Cosatu on Gautrain allegations

26- 11 - 06

COSATU statement on the allegations that two ministers stand to benefit from the Bombela consortium that won the Gautrain tender

The Congress of South African Trade Unions is outraged at the allegations in the Sunday Times that Home Affairs Minister Nosiviwe Maphisa-Nqakula, Education Minister Naledi Pandor, Deputy Health Minister Nozizwe Madlala-Routledge and National Assembly Speaker Baleka Mbete, and a long list of ANC officials, hold shares in Bombela consortium which is building and operating the Gautrain.

The Sunday Times claims that "Mapisa-Nqakula and Mbete have shares in Dyambu Holdings, while Pandor is involved in Black Management Forum Investments (BMFI). Both companies and 11 others have a 25% stake - worth R5-billion - in Gautrain through Strategic Partners Group, which is the empowerment partner in Bombela."

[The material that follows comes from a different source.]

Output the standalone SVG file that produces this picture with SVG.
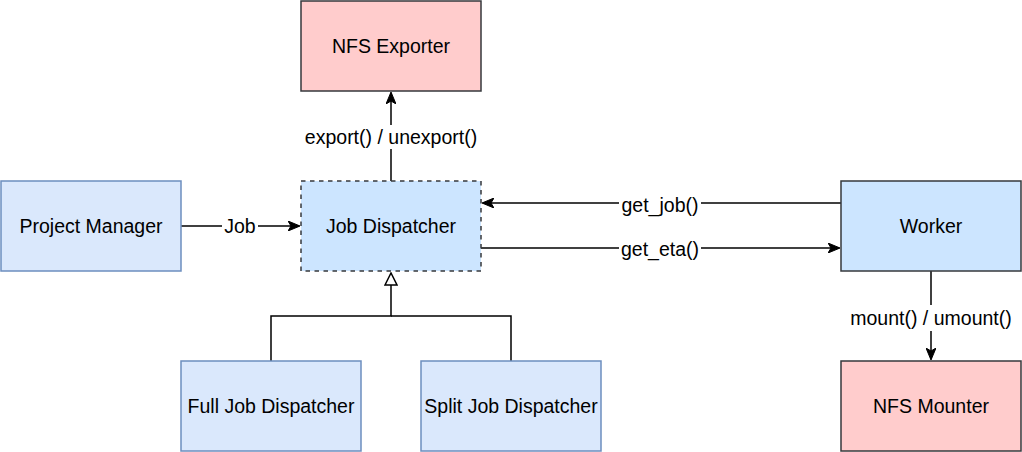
<svg xmlns="http://www.w3.org/2000/svg" width="1022" height="452" viewBox="0 0 1022 452">
<style>
text{font-family:"Liberation Sans",Arial,sans-serif;font-size:19.5px;fill:#000;text-anchor:middle}
.blue{fill:#dae8fc;stroke:#6c8ebf;stroke-width:1.5}
.sel{fill:#cce5ff;stroke:#36393d;stroke-width:1.5}
.red{fill:#ffcccc;stroke:#36393d;stroke-width:1.5}
.edge{fill:none;stroke:#000;stroke-width:1.5}
.lbl{fill:#fff;stroke:none}
</style>
<defs>
<marker id="arr" markerUnits="userSpaceOnUse" viewBox="0 0 12 10" refX="11" refY="5" markerWidth="12" markerHeight="10" orient="auto">
<path d="M0,0 L12,5 L0,10 L3,5 Z" fill="#000" stroke="#000" stroke-width="1"/>
</marker>
<marker id="tri" markerUnits="userSpaceOnUse" viewBox="-1 -1 14 14" refX="12" refY="6" markerWidth="14" markerHeight="14" orient="auto">
<path d="M0,0 L12,6 L0,12 Z" fill="#fff" stroke="#000" stroke-width="1.5"/>
</marker>
</defs>
<rect width="1022" height="452" fill="#fff"/>
<g id="connectors">
<path class="edge" d="M181,226 H299" marker-end="url(#arr)"/>
<rect class="lbl" x="222" y="215" width="36" height="22"/>
<text x="240" y="233">Job</text>
<path class="edge" d="M391,181 V93" marker-end="url(#arr)"/>
<rect class="lbl" x="302" y="125" width="178" height="24"/>
<text x="391" y="144">export() / unexport()</text>
<path class="edge" d="M841,203 H483" marker-end="url(#arr)"/>
<rect class="lbl" x="619" y="194" width="82" height="24"/>
<text x="660" y="212">get_job()</text>
<path class="edge" d="M481,248 H839" marker-end="url(#arr)"/>
<rect class="lbl" x="619" y="238" width="82" height="24"/>
<text x="660" y="256">get_eta()</text>
<path class="edge" d="M931,271 V359" marker-end="url(#arr)"/>
<rect class="lbl" x="846" y="305" width="170" height="26"/>
<text x="931" y="325">mount() / umount()</text>
<path class="edge" d="M271,361 V316 H391 V273" marker-end="url(#tri)"/>
<path class="edge" d="M511,361 V316 H391"/>
</g>
<g id="nfs-exporter"><rect class="red" x="301" y="1" width="180" height="90"/><text x="391" y="53">NFS Exporter</text></g>
<g id="project-manager"><rect class="blue" x="1" y="181" width="180" height="90"/><text x="91" y="233">Project Manager</text></g>
<g id="job-dispatcher"><rect class="sel" x="301" y="181" width="180" height="90" stroke-dasharray="4.5 4.5"/><text x="391" y="233">Job Dispatcher</text></g>
<g id="worker"><rect class="sel" x="841" y="181" width="180" height="90"/><text x="931" y="233">Worker</text></g>
<g id="full-job-dispatcher"><rect class="blue" x="181" y="361" width="180" height="90"/><text x="271" y="413">Full Job Dispatcher</text></g>
<g id="split-job-dispatcher"><rect class="blue" x="421" y="361" width="180" height="90"/><text x="511" y="413">Split Job Dispatcher</text></g>
<g id="nfs-mounter"><rect class="red" x="841" y="361" width="180" height="90"/><text x="931" y="413">NFS Mounter</text></g>
</svg>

Unless the comrades concerned refute these allegations, COSATU will view this as the weekly dosage we keep on reading underlining the crass materialism that seemingly is on the rampage. COSATU, and our icons Nelson Mandela and Bishop Desmond Tutu as well as President Thabo Mbeki, have repeatedly complained against this syndrome.

The question we have asked over and over again is why public representatives, who are very well paid, see it fit to involve themselves in all manner of get-rich-quick narrow BEE schemes?

Greed and selfishness have clearly overtaken the culture of service for our people. This trend reflects peer pressure to which our leaders subject one another. Competition is no longer around willingness to serve the people or the humility and dignity that we learnt from Walter Sisulu and others.

Instead, a "mine is bigger than yours" mentality now rules - how big is your house or 4X4, where you went on holiday, how expensive is your children's private school, and so on. Too many of our leaders seek to live even beyond the plush salaries they earn as public representatives.

We reiterate the call that public representatives must choose between a career of serving the people and or business career. As the COSATU General Secretary has often pointed out, you cannot serve both the lion and the lamb at the same time in the same kraal. You cannot be a leader of workers or a representative of the people at the same time as being a capitalist - these roles are inherently contradictory.

If they Sunday Times allegations are true, they powerfully reinforce the belief expressed in COSATU's recent Congress that worryingly growing number of ANC and government leaders are in the grip of a culture of personal self-enrichment. Far too many have crossed the line in the class struggle, abandoned the workers and the poor and embarked on a career to line their pockets. It is not surprising that the policies they back serve to reinforce capital's domination of the economy. They have long abandoned the NDR that seeks to tilt the balance in favour of the working class for they are now capitalists themselves.